Which to Apply for First
Sequence matters, especially when you are starting fresh.
For a non-resident founder forming a U.S. LLC:
- Form the LLC (state filing)
- Apply for the EIN for the LLC (Form SS-4)
- Open the business bank account using the EIN
- If individual filing is required, apply for the ITIN (Form W-7)
Applying for the ITIN before the LLC is unnecessary — and applying for an EIN before the LLC exists doesn't work because the SS-4 asks for the entity's formation state and date.
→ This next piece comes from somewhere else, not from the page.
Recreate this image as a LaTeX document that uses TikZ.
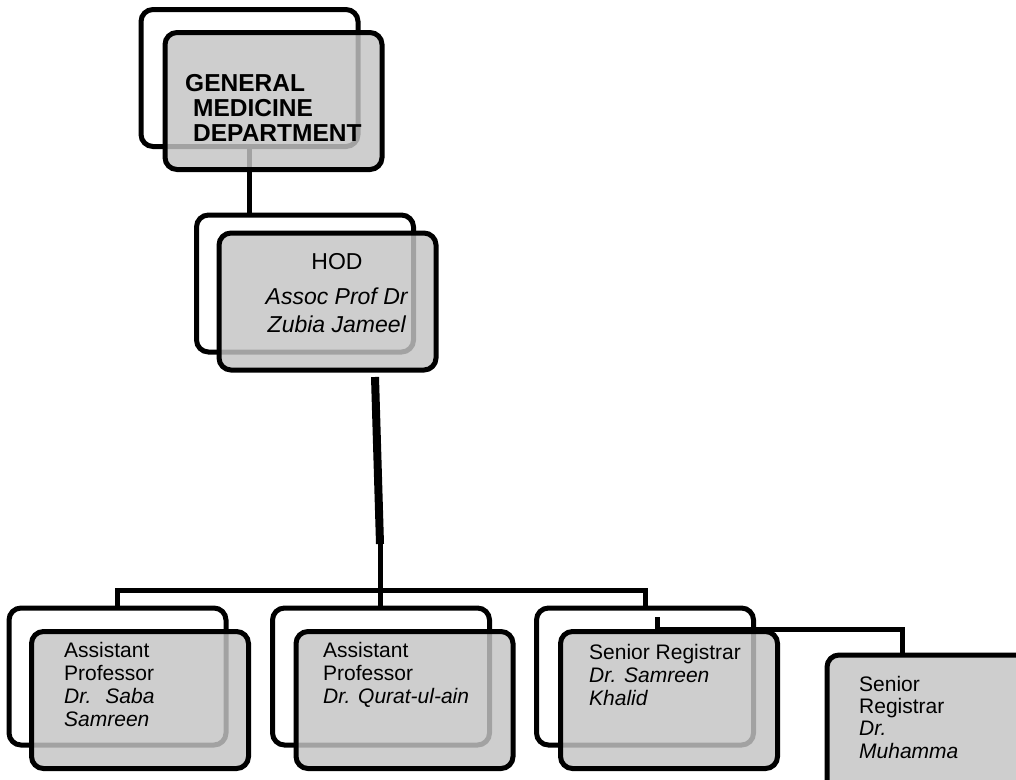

For non-resident individuals with personal U.S. tax filings (rental property, royalties, capital gains):
- Apply for the ITIN with the W-7 attached to your first U.S. tax return
- No EIN required unless you later form a U.S. business entity
When Both Get Filed Together
itin.net bundles EIN and ITIN applications for clients forming a U.S. LLC because the document sets overlap heavily — passport, ID verification, supporting documentation — and filing both at once is faster than filing each in isolation. If you know you need both, do them in one engagement rather than two.
If you are not sure which you need, the question is almost always "what U.S. filing obligation will I have in the next 12 months?" Answer that first, and the EIN-vs-ITIN question answers itself.